What an honor it is to be trusted with the workmanship of the Creator of the Universe? What a charge to live my life in a way that says, “This guy Jesus, I believe with everything in me that he’s the real deal. He died for you and me so we could have this thing called freedom. He took our due punishment because he loves us that dang much!”
At the same time, it sounds like a big task. What if I want to sit in my brokenness and make the choice to sit on the sidelines? What about the times I don’t feel moved by compassion? What about the inevitable moments of failure?
Thankfully, the destiny of humanity doesn’t rest on my shoulders. That would be a big ‘ol mess, wouldn’t it? I know God is bigger than my failures, my inadequacies, and my stubborn utterances of “not right now.”
My point is that full time ministry is not anything like your average 8 to 5 gig. I can’t shut it off when the day is done. I wouldn’t want to.
It’s living in a constant state of prayer, service, and intentional relationships. It’s always being ready with a “yes” in my spirit. It’s asking for God to shake up every day with divine appointments. It’s saying to Jesus: you lead, I’ll follow.

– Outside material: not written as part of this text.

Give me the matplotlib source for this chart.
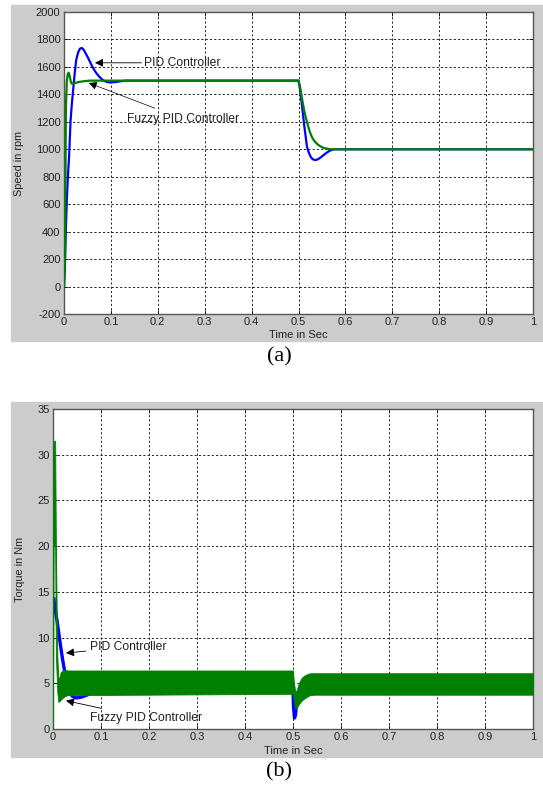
import matplotlib
matplotlib.use("Agg")
import matplotlib.pyplot as plt
from matplotlib.patches import Rectangle

plt.rcParams['font.family'] = ['Liberation Sans', 'DejaVu Sans']
plt.rcParams['axes.unicode_minus'] = False

# =============================================================================
# DATA
# =============================================================================

# --- (a) speed response, rpm ---
t_pid_speed = [0.000, 0.002, 0.004, 0.006, 0.008, 0.011, 0.014, 0.017, 0.020, 0.023,
               0.026, 0.030, 0.034, 0.038, 0.042, 0.046, 0.050, 0.055, 0.060, 0.065,
               0.070, 0.075, 0.080, 0.085, 0.090, 0.095, 0.100, 0.110, 0.120, 0.130,
               0.500, 0.503, 0.506, 0.509, 0.512, 0.515, 0.518, 0.522, 0.526, 0.530,
               0.535, 0.540, 0.545, 0.550, 0.555, 0.560, 0.565, 0.570, 0.575, 0.580, 1.000]
pid_speed = [0, 150, 420, 630, 780, 960, 1210, 1340, 1450, 1560,
             1650, 1705, 1733, 1738, 1725, 1700, 1675, 1640, 1605, 1575,
             1550, 1530, 1512, 1500, 1492, 1488, 1487, 1490, 1495, 1500,
             1500, 1440, 1360, 1270, 1180, 1100, 1020, 975, 945, 928,
             921, 925, 935, 948, 962, 975, 986, 994, 999, 1000, 1000]

t_fuzzy_speed = [0.000, 0.002, 0.003, 0.004, 0.006, 0.008, 0.010, 0.012, 0.014, 0.016,
                 0.018, 0.022, 0.028, 0.035, 0.045, 0.055, 0.500, 0.503, 0.506, 0.509,
                 0.512, 0.515, 0.518, 0.522, 0.526, 0.530, 0.535, 0.540, 0.545, 0.550,
                 0.555, 0.560, 0.565, 0.570, 1.000]
fuzzy_speed = [0, 180, 700, 1300, 1500, 1548, 1558, 1535, 1500, 1480,
               1476, 1480, 1487, 1492, 1497, 1500, 1500, 1460, 1400, 1340,
               1285, 1240, 1200, 1150, 1110, 1080, 1055, 1038, 1025, 1015,
               1009, 1005, 1002, 1000, 1000]

# --- (b) torque response, Nm ---
t_pid_torque = [0.002, 0.004, 0.008, 0.012, 0.016, 0.020, 0.024, 0.028, 0.032, 0.036,
                0.040, 0.045, 0.050, 0.055, 0.060, 0.065, 0.070, 0.075, 0.080, 0.085,
                0.500, 0.501, 0.503, 0.505, 0.507, 0.510, 0.515, 1.000]
pid_torque = [14.2, 13.2, 12.0, 10.5, 9.0, 7.6, 6.4, 5.2, 4.4, 3.9,
              3.6, 3.45, 3.4, 3.45, 3.5, 3.6, 3.7, 3.8, 3.9, 4.6,
              4.6, 2.5, 1.2, 1.5, 2.5, 3.5, 4.6, 4.6]

# fuzzy PID torque ripples fast: kept as upper / lower envelope of the band
t_fuzzy_torque = [0.000, 0.001, 0.0045, 0.006, 0.009, 0.011, 0.013, 0.016, 0.020, 0.025,
                  0.030, 0.500, 0.502, 0.505, 0.508, 0.512, 0.518, 0.525, 0.535, 0.545, 1.000]
fuzzy_torque_hi = [0.0, 31.5, 31.5, 20.0, 8.0, 5.5, 5.6, 6.2, 6.4, 6.5,
                   6.4, 6.4, 5.0, 4.0, 4.3, 5.0, 5.6, 5.9, 6.1, 6.1, 6.1]
fuzzy_torque_lo = [0.0, 20.0, 20.0, 8.0, 4.0, 3.0, 3.0, 3.2, 3.4, 3.6,
                   3.7, 3.85, 3.0, 2.2, 2.3, 2.7, 3.1, 3.4, 3.7, 3.75, 3.75]

x_ticks = [0, 0.1, 0.2, 0.3, 0.4, 0.5, 0.6, 0.7, 0.8, 0.9, 1]
x_tick_labels = ['0', '0.1', '0.2', '0.3', '0.4', '0.5', '0.6', '0.7', '0.8', '0.9', '1']
speed_ticks = list(range(-200, 2001, 200))
torque_ticks = [0, 5, 10, 15, 20, 25, 30, 35]

BLUE = '#0000ff'
GREEN = '#008000'
PANEL_GRAY = '#cccccc'
NOTE_SIZE = 8.7


def style_matlab_axes(ax, yticks, ylabel, ylabel_x):
    """Gives an axes the look of an old MATLAB figure window."""
    ax.set_xlim(0, 1)
    ax.set_xticks(x_ticks)
    ax.set_xticklabels(x_tick_labels)
    ax.set_yticks(yticks)
    ax.set_ylim(yticks[0], yticks[-1])
    ax.grid(True, color='#222222', linestyle=(0, (2.2, 2.2)), linewidth=0.7)
    ax.tick_params(direction='in', length=3, width=0.6, labelsize=8,
                   labelcolor='#222222', pad=2.5, top=True, right=True)
    for side in ax.spines.values():
        side.set_color('#555555')
        side.set_linewidth(1.0)

    ax.set_xlabel('Time in Sec', fontsize=8, color='#222222')
    ax.set_ylabel(ylabel, fontsize=7.8, color='#222222')
    ax.xaxis.set_label_coords(0.5, -0.07)
    ax.xaxis.label.set_va('center')
    ax.yaxis.set_label_coords(ylabel_x, 0.5)
    ax.yaxis.label.set_va('center')


fig = plt.figure(figsize=(5.43, 7.87), dpi=100, facecolor='white')

# gray MATLAB figure backgrounds, kept behind the axes
fig.patches.append(Rectangle((11 / 543, 1 - 341 / 787), 532 / 543, 336 / 787,
                             transform=fig.transFigure, color=PANEL_GRAY, zorder=-5))
fig.patches.append(Rectangle((11 / 543, 1 - 757 / 787), 532 / 543, 355 / 787,
                             transform=fig.transFigure, color=PANEL_GRAY, zorder=-5))

# ---------------------------------------------------------
# (a) SPEED
# ---------------------------------------------------------
ax_a = fig.add_axes([64 / 543, 1 - 314 / 787, 469 / 543, 302 / 787])
ax_a.plot(t_pid_speed, pid_speed, color=BLUE, linewidth=1.6, zorder=3)
ax_a.plot(t_fuzzy_speed, fuzzy_speed, color=GREEN, linewidth=1.6, zorder=4)
style_matlab_axes(ax_a, speed_ticks, 'Speed in rpm', -0.096)

ax_a.annotate('PID Controller', xy=(0.066, 1630), xytext=(0.171, 1630),
              fontsize=NOTE_SIZE, color='#222222', va='center', ha='left',
              arrowprops=dict(arrowstyle='-|>', color='black', lw=0.6,
                              mutation_scale=12, shrinkA=0, shrinkB=0))
ax_a.annotate('Fuzzy PID Controller', xy=(0.053, 1483), xytext=(0.134, 1221),
              fontsize=NOTE_SIZE, color='#222222', va='center', ha='left',
              arrowprops=dict(arrowstyle='-|>', color='black', lw=0.5,
                              mutation_scale=12, shrinkA=4, shrinkB=0))

fig.text(279 / 543, 1 - 357 / 787, '(a)', family='Liberation Serif',
         fontsize=16, ha='center', va='center')

# ---------------------------------------------------------
# (b) TORQUE
# ---------------------------------------------------------
ax_b = fig.add_axes([53 / 543, 1 - 729 / 787, 480 / 543, 320 / 787])
ax_b.plot(t_pid_torque, pid_torque, color=BLUE, linewidth=2.4, zorder=3)
ax_b.fill_between(t_fuzzy_torque, fuzzy_torque_lo, fuzzy_torque_hi,
                  color=GREEN, linewidth=0.6, edgecolor=GREEN, zorder=4)
style_matlab_axes(ax_b, torque_ticks, 'Torque in Nm', -0.069)

ax_b.annotate('PID Controller', xy=(0.027, 8.3), xytext=(0.077, 9.0),
              fontsize=NOTE_SIZE, color='#222222', va='center', ha='left',
              arrowprops=dict(arrowstyle='-|>', color='black', lw=0.6,
                              mutation_scale=12, shrinkA=1, shrinkB=0))
ax_b.annotate('Fuzzy PID Controller', xy=(0.027, 3.1), xytext=(0.077, 1.2),
              fontsize=NOTE_SIZE, color='#222222', va='center', ha='left',
              arrowprops=dict(arrowstyle='-|>', color='black', lw=0.6,
                              mutation_scale=12, shrinkA=3, shrinkB=0))

fig.text(279 / 543, 1 - 772 / 787, '(b)', family='Liberation Serif',
         fontsize=16, ha='center', va='center')

fig.savefig('out.png', dpi=100, facecolor='white')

As I’m sitting here writing this blog in the Chimaltenango mall, God did that very thing.
Five minutes ago, I was preparing to sketch out an example of how God gave me an opportunity for ministry outside of my assigned ministry this month.
In that very moment, a 7-year-old boy approached me. I assume he spotted a Gringo and thought for sure he could score a few Quetzals (Guatemalan currency) from me.
It appears his mom sent him out to beg for money. Here is this child standing in front of me, being corrupted by the brokenness of this world.
Its completely heart shattering, but not at all surprising. It’s not uncommon to see local kids being used as hand puppets for adults who bank on their emotional appeal. I hate that this is reality, but here I am, with my feet planted in it.
After he dropped the question, I was faced with a choice. Do I sit here in my own position of comfort, iPhone in hand, and dismiss this little boy? Or do I invest in the chance to share God with someone he has set before me for the sole purpose of loving well?
Aside from my personal convictions about giving money to beggars, I knew the best thing I could do for this particular little boy was to simply try to get to know him.
In our short conversation, I learned a few details about my new friend. I offered to pray for him, and though he seemed more concerned about finding someone that would actually give him what he was asking for, I felt a wash of compassion and love blanket me in that moment.
Thankfully, God hears my petitions whether the kid is standing next to me or not. I’m praying for God to protect and guide him home.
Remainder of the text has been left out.